Apparently, The Sun originally broke the news that Santa Claus exists, in a famous newspaper editorial from 1897, with the headline, “Is There a Santa Claus?” in response to a letter from eight-year-old Virginia O’Hanlon, who lived on West 95th Street and whose friends told her she should doubt Santa’s existence.
“Virginia,” the Sun told her, “your little friends are wrong. They have been affected by the skepticism of a skeptical age. They do not believe except they see. They think that nothing can be which is not comprehensible by their little minds.”
“All minds, Virginia, whether they be men’s or children’s, are little,” the newspaper said. “In this great universe of ours, man is a mere insect, an ant, in his intellect as compared with the boundless world about him, as measured by the intelligence capable of grasping the whole of truth and knowledge. Yes, Virginia, there is a Santa. He exists as certainly as love and generosity and devotion exist, and you know that they abound and give to your life its highest beauty and joy. . . ”
“Not believe in Santa Claus!” the Sun exclaimed. “You might as well not believe in fairies!”
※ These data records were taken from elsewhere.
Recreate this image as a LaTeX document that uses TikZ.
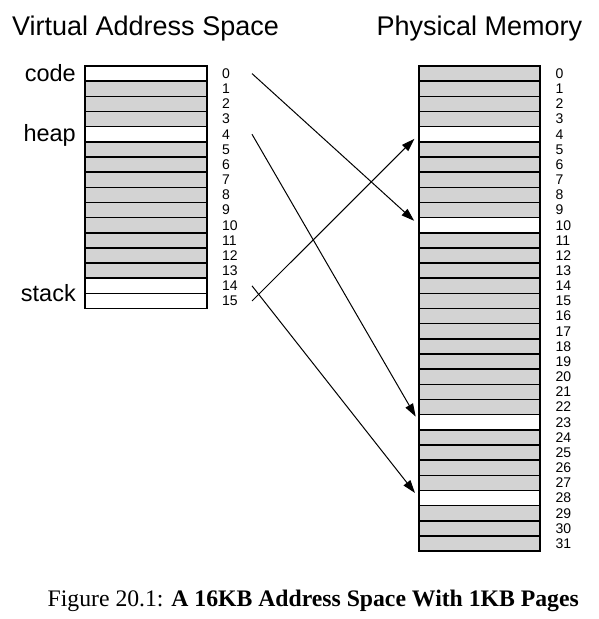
\documentclass[tikz,border=0pt]{standalone}
\usepackage{fontspec}
\setmainfont{Liberation Serif}
\setsansfont{Liberation Sans}
\usetikzlibrary{arrows.meta}
\definecolor{pagegray}{RGB}{211,211,211}
\begin{document}
\begin{tikzpicture}[x=1pt,y=-1pt,
  row/.style={draw=black, line width=1.5pt, minimum width=122pt, minimum height=15.16pt, inner sep=0pt, outer sep=0pt},
  prow/.style={row, minimum width=121pt},
  num/.style={font=\sffamily\fontsize{14}{14}\selectfont, anchor=west, inner sep=0pt},
  lab/.style={font=\sffamily\fontsize{23.5}{23.5}\selectfont, anchor=base east, inner sep=0pt},
  ttl/.style={font=\sffamily\fontsize{27}{27}\selectfont, anchor=base west, inner sep=0pt},
  map/.style={line width=1pt, -{Triangle[length=13pt,width=8.5pt]}, shorten >=6.5pt}
]
\useasboundingbox (0,0) rectangle (598,619);
% titles
\node[ttl] (tv) at (12,35) {Virtual Address Space};
\node[ttl] (tp) at (376.5,35) {Physical Memory};
% virtual address space
\foreach \i in {0,...,15}{
  \ifnum\i=0 \def\fc{white}\else\ifnum\i=4 \def\fc{white}\else\ifnum\i>13 \def\fc{white}\else\def\fc{pagegray}\fi\fi\fi
  \node[row, fill=\fc] (v\i) at (146, {66+(\i+0.5)*15.16}) {};
  \node[num] (vn\i) at (222, {66+(\i+0.5)*15.16}) {\i};
}
% physical memory
\foreach \i in {0,...,31}{
  \ifnum\i=4 \def\fc{white}\else\ifnum\i=10 \def\fc{white}\else\ifnum\i=23 \def\fc{white}\else\ifnum\i=28 \def\fc{white}\else\def\fc{pagegray}\fi\fi\fi\fi
  \node[prow, fill=\fc] (p\i) at (479.5, {66+(\i+0.5)*15.16}) {};
  \node[num] (pn\i) at (555.5, {66+(\i+0.5)*15.16}) {\i};
}
% labels
\node[lab] (lcode) at (76,81) {code};
\node[lab] (lheap) at (76,141.5) {heap};
\node[lab] (lstack) at (76,301.5) {stack};
% arrow start points
\coordinate (a0) at (252, {66+0.5*15.16});
\coordinate (a4) at (252, {66+4.5*15.16});
\coordinate (a14) at (252, {66+14.5*15.16});
\coordinate (a15) at (252, {66+15.5*15.16});
\draw[map] (a0) -- (p10.west);
\draw[map] (a4) -- (p23.west);
\draw[map] (a14) -- (p28.west);
\draw[map] (a15) -- (p4.west);
% caption
\node[anchor=base west, inner sep=0pt, font=\fontsize{23.7}{23.7}\selectfont] (cap) at (47.5,606.5) {Figure 20.1: \textbf{A 16KB Address Space With 1KB Pages}};
\end{tikzpicture}
\end{document}
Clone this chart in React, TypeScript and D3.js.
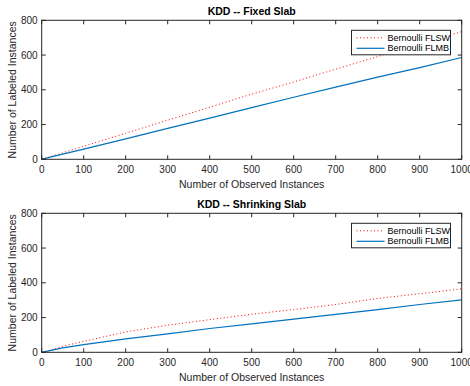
import React from 'react';
import * as d3 from 'd3';

// observed instances (x) and the two series for each panel
const observed = [0, 25, 50, 100, 200, 300, 400, 500, 600, 700, 800, 900, 1000];

const fixedFLSW = [0, 18, 37, 75, 150, 225, 300, 375, 445, 519, 591, 665, 735];
const fixedFLMB = [0, 15, 30, 59, 118, 178, 237, 297, 357, 415, 473, 528, 586];

const shrinkFLSW = [0, 15, 35, 63, 117, 156, 188, 219, 246, 275, 310, 337, 365];
const shrinkFLMB = [0, 13, 25, 44, 77, 106, 137, 164, 191, 218, 246, 275, 302];

const xTicks = [0, 100, 200, 300, 400, 500, 600, 700, 800, 900, 1000];
const yTicks = [0, 200, 400, 600, 800];
const seriesNames = ['Bernoulli FLSW', 'Bernoulli FLMB'];

const width = 470;
const height = 386;
const marginLeft = 41.7;
const marginRight = 8.3;
const axisColor = '#262626';
const font = '"Liberation Sans", Arial, Helvetica, sans-serif';

interface PanelProps {
  title: string;
  top: number; // y of the top edge of the axes
  flsw: number[];
  flmb: number[];
}

const Panel: React.FC<PanelProps> = ({ title, top, flsw, flmb }) => {
  const plotH = 139;
  const x = d3.scaleLinear().domain([0, 1000]).range([marginLeft, width - marginRight]);
  const y = d3.scaleLinear().domain([0, 800]).range([top + plotH, top]);

  const line = d3.line<[number, number]>()
    .x((d) => x(d[0]))
    .y((d) => y(d[1]));

  const redPath = line(observed.map((o, i) => [o, flsw[i]] as [number, number])) || '';
  const bluePath = line(observed.map((o, i) => [o, flmb[i]] as [number, number])) || '';

  const x0 = x(0);
  const x1 = x(1000);
  const y0 = y(0);
  const y1 = y(800);
  const tick = 4;

  // legend box
  const lx = 351.5;
  const ly = top + 10;
  const lw = 99;
  const lh = 24.5;

  return (
    <g>
      <text x={(x0 + x1) / 2} y={top - 5.5} textAnchor="middle" fontFamily={font}
        fontWeight="bold" fontSize={10.5} fill="#000">{title}</text>

      <path d={redPath} fill="none" stroke="#ff0000" strokeWidth={1} strokeDasharray="1,2.5" />
      <path d={bluePath} fill="none" stroke="#0072bd" strokeWidth={1.2} />

      {/* box */}
      <rect x={x0} y={y1} width={x1 - x0} height={y0 - y1} fill="none" stroke={axisColor} strokeWidth={1} />

      {xTicks.map((t) => (
        <g key={'x' + t}>
          <line x1={x(t)} x2={x(t)} y1={y0} y2={y0 - tick} stroke={axisColor} />
          <line x1={x(t)} x2={x(t)} y1={y1} y2={y1 + tick} stroke={axisColor} />
          <text x={x(t)} y={y0 + 13.5} textAnchor="middle" fontFamily={font} fontSize={10}
            fill={axisColor}>{t}</text>
        </g>
      ))}
      {yTicks.map((t) => (
        <g key={'y' + t}>
          <line x1={x0} x2={x0 + tick} y1={y(t)} y2={y(t)} stroke={axisColor} />
          <line x1={x1} x2={x1 - tick} y1={y(t)} y2={y(t)} stroke={axisColor} />
          <text x={x0 - 4} y={y(t) + 3.5} textAnchor="end" fontFamily={font} fontSize={10}
            fill={axisColor}>{t}</text>
        </g>
      ))}

      <text x={(x0 + x1) / 2} y={y0 + 28.5} textAnchor="middle" fontFamily={font} fontSize={10.5}
        fill={axisColor}>Number of Observed Instances</text>
      <text transform={`translate(15.5,${(y0 + y1) / 2}) rotate(-90)`} textAnchor="middle"
        fontFamily={font} fontSize={10.5} fill={axisColor}>Number of Labeled Instances</text>

      {/* legend */}
      <rect x={lx} y={ly} width={lw} height={lh} fill="#fff" stroke={axisColor} strokeWidth={1} />
      {seriesNames.map((name, i) => {
        const ry = ly + 7.5 + i * 10.5;
        return (
          <g key={name}>
            <line x1={lx + 5} x2={lx + 33} y1={ry} y2={ry}
              stroke={i === 0 ? '#ff0000' : '#0072bd'} strokeWidth={i === 0 ? 1 : 1.2}
              strokeDasharray={i === 0 ? '1,2.5' : undefined} />
            <text x={lx + 36} y={ry + 3} fontFamily={font} fontSize={9} fill="#000">{name}</text>
          </g>
        );
      })}
    </g>
  );
};

const App: React.FC = () => {
  return (
    <div style={{ position: 'absolute', left: 0, top: 0 }}>
      <svg width={width} height={height} style={{ display: 'block', background: '#fff' }}>
        <rect x={0} y={0} width={width} height={height} fill="#fff" />
        <Panel title="KDD -- Fixed Slab" top={20.3} flsw={fixedFLSW} flmb={fixedFLMB} />
        <Panel title="KDD -- Shrinking Slab" top={213.3} flsw={shrinkFLSW} flmb={shrinkFLMB} />
      </svg>
    </div>
  );
};

export default App;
Asked to annually reprint the story, Lipsky struggled with the decision, and then thought best to ask the rabbis.
“The rabbis were unanimous. They found it delightful, a joyous articulation of faith: ‘Ah, Virginia, in all this world there is nothing else real and abiding,'” he wrote of their response.
Lipsky’s column didn’t actually answer the question posed by The Wall Street Journal‘s James Taranto, who had originally asked for The Sun to weigh in on the back-and-forth between Fox News‘s Megyn Kelly, who said that Santa was white, and Slate blogger Aisha Harris, who said he could be black, or whatever the ethnicity of the family, who hopes for him to come down their chimney on Christmas Eve.